L'été dernier, le pape en avait surpris plusieurs en appelant à une action globale contre le groupe armé État islamique (EI), expliquant que le monde devait mettre un terme aux actions de l'agresseur et que pour ce faire, il pourrait falloir recourir à la force, à condition qu'une telle décision émane des Nations unies. Une telle action, selon lui, était légitime.

Lors du deuxième anniversaire de l'élection du pape François, le Vatican s'est fait beaucoup plus explicite: le monde devait unir ses forces pour mettre fin au génocide perpétré par l'EI. On ne se pardonnerait jamais d'avoir laissé se dérouler une telle tragédie. Certaines autorités du Vatican, à l'instar de la coalition actuelle, ont insisté pour dire que l'action ne pouvait se contenter d'une contribution occidentale, mais que la contribution d'États musulmans du Moyen-Orient était indispensable, le tout sous l'égide des Nations unies.

Que ce soit la première fois que le Vatican endosse une intervention militaire est déjà une évolution extraordinaire; en quelque sorte, c'est l'adhésion du pontife au concept de la responsabilité de protéger. Il est clair que pour le Vatican, il n'y a aucun espoir de conciliation ou de négociations avec l'EI. C'est d'autant plus intéressant qu'avec les conflits en Irak, en Afghanistan, en Libye, en Syrie, ou encore le terrorisme religieux de Boko Haram au Nigeria, la responsabilité de protéger en a pris pour son grade et même devant l'EI, la coalition ne s'inspire guère du concept.

C'est comme si cette admirable idée endossée par le sommet des Nations unies de 2005 était déjà tombée en désuétude avant d'avoir été véritablement mise en oeuvre. De fait, bien que la résolution 2178 des Nations unies sur l'EI ait été adoptée à l'unanimité, la coalition mise sur pied par les États-Unis n'émanait pas de l'ONU. Autrement dit, hormis le Vatican, aucun pays n'a mis de l'avant le concept d'une intervention militaire globale, excluant bien entendu l'appel du président égyptien, le général Sissi, en faveur d'une révolution religieuse contre l'EI.

Une guerre de religion?

Personne ne peut mettre en doute la haute intégrité morale de la position du Saint-Siège et son statut d'observateur permanent auprès de l'ONU lui permet d'exprimer une opinion sur les grandes crises, surtout quand il s'agit de mettre en exergue le rôle de l'organisation mondiale. Mais pour l'EI, cet appel de la plus haute instance religieuse dans la chrétienté ne peut qu'être interprété comme une invitation à une nouvelle guerre de religion, à une croisade contre l'islam, une fois de plus à une attaque de l'Occident contre le monde musulman.

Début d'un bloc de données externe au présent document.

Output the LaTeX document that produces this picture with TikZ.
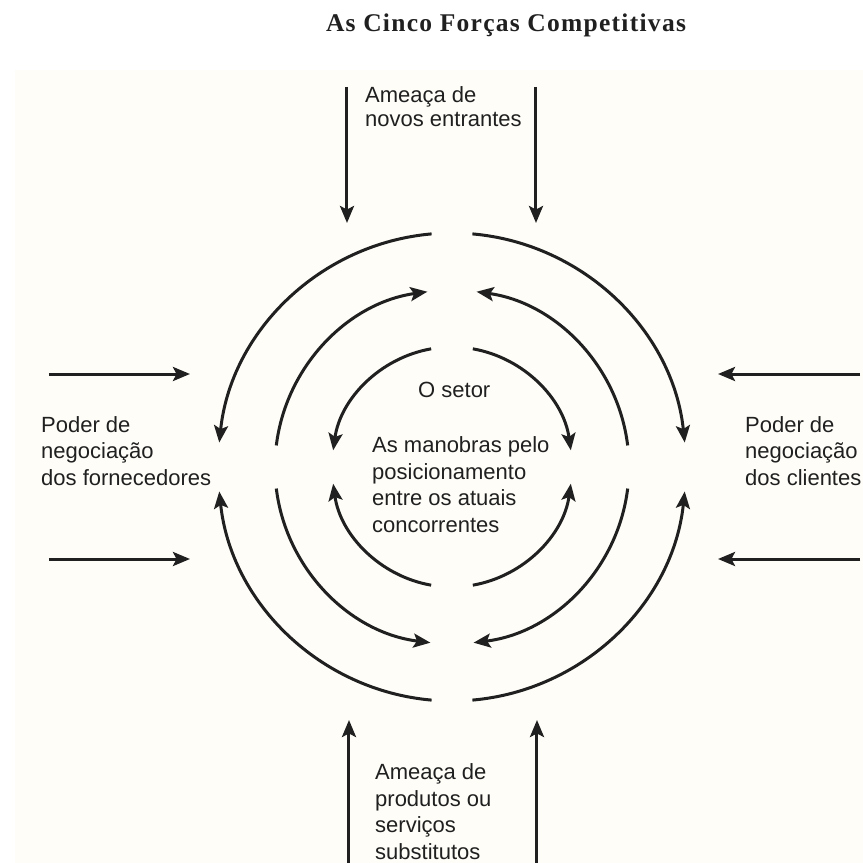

Comme le groupe État islamique récuse les fondements de la gouvernance multilatérale mondiale et que bon nombre d'États arabes - même s'ils appartiennent aux Nations unies - n'ont pour l'organisation et ses membres occidentaux qu'un respect mitigé en raison, entre autres, de la prodigieuse faillite du processus de paix au Moyen-Orient, l'unanimité ou la forte majorité qui pourrait se dégager à l'ONU en faveur d'une action militaire globale risquerait fort de faciliter le recrutement d'autres adeptes par l'EI. Ce dernier aurait beau jeu de dénoncer une «croisade judéo-chrétienne».

Comme les forces chiites sont avec les peshmerga les principaux adversaires de l'EI sur le terrain, ce dernier peut jouer sur le sentiment d'un état de siège chez les sunnites pour augmenter le nombre d'adhérents coreligionnaires, en plus des mercenaires «convertis» en provenance de l'Occident. C'est en ce sens que la contre-attaque irakienne pour reprendre Tikrit et éventuellement Mossoul est pratiquement moins importante sur le plan de l'enjeu que pour la manière dont les combats se dérouleront. Si les milices chiites commettent des exactions contre les sunnites majoritaires dans les deux villes, le recrutement par l'EI connaîtra une remontée massive. L'appel du pape François, si noble et si courageux, pourrait bien n'être qu'un gros pavé dans une mare déjà fangeuse, un bourbier militaire et géopolitique dont personne ne sortira gagnant.